I teach an Advanced Placement English Language & Composition course at a suburban high school in the Pacific Northwest. My school’s population has approximately 47 percent of the students representing non-white races (Office of Superintendent of Public Instruction, 2017). In my course I have the freedom to choose my own curriculum and texts, so long as that curriculum aligns with the objectives the College Board has for the course. With that in mind, I feel I have a tremendous responsibility to introduce my students to the wider world around them, and I use my educational freedom to choose a variety of literature that reflects that wider world.

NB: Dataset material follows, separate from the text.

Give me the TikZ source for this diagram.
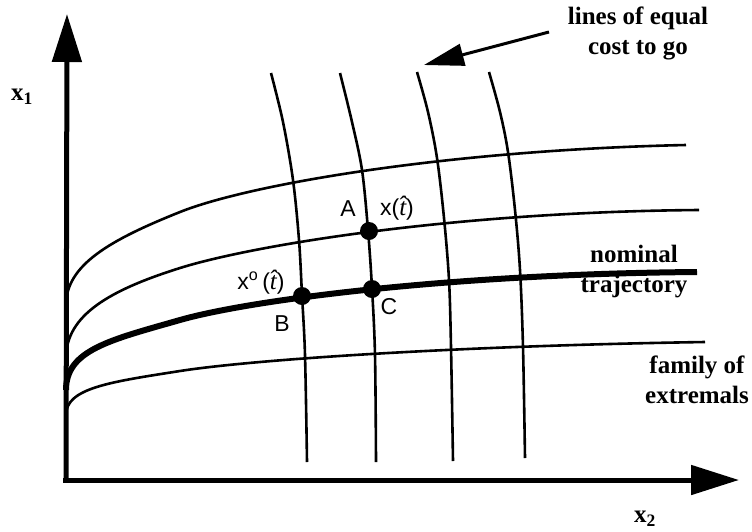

As an example, I open the school year with a unit on memoirs. The summative assessment for this unit is to have students write their own short memoir, and to prepare for this I have students read five short memoirs: “The Guardian Angel” by Mexican-American poet Gary Soto, “Black Men in Public Spaces” by African-American author Brent Staples, “The Myth of the Latin Woman” by Puerto Rican-American writer Judith Cofer, “War Memoir” by Zimbabwean soldier Marevasei Kachere, and “Remembering My Childhood on the Continent of Africa” by white American humorist David Sedaris. The primary objective of the unit is to have students learn to analyze writing for rhetorical elements, but a secondary objective is to have students discuss and consider the experiences of people of different cultures. My goal in choosing this literature was to have selections that reflected elements of my students’ lives. My black students likely understand Staples’ point about women crossing the street before they pass a young black man (Staples, 1986). My Hispanic and female students will recognize the stereotypes outlined by Cofer (1993). Students who have not had these experiences, however, will get to see them and through classroom discussions, will have an opportunity to see the impact stereotypes and discrimination have had on their classmates. Through this experience they can reflect on their own experiences and place them into a larger context that creates new learning.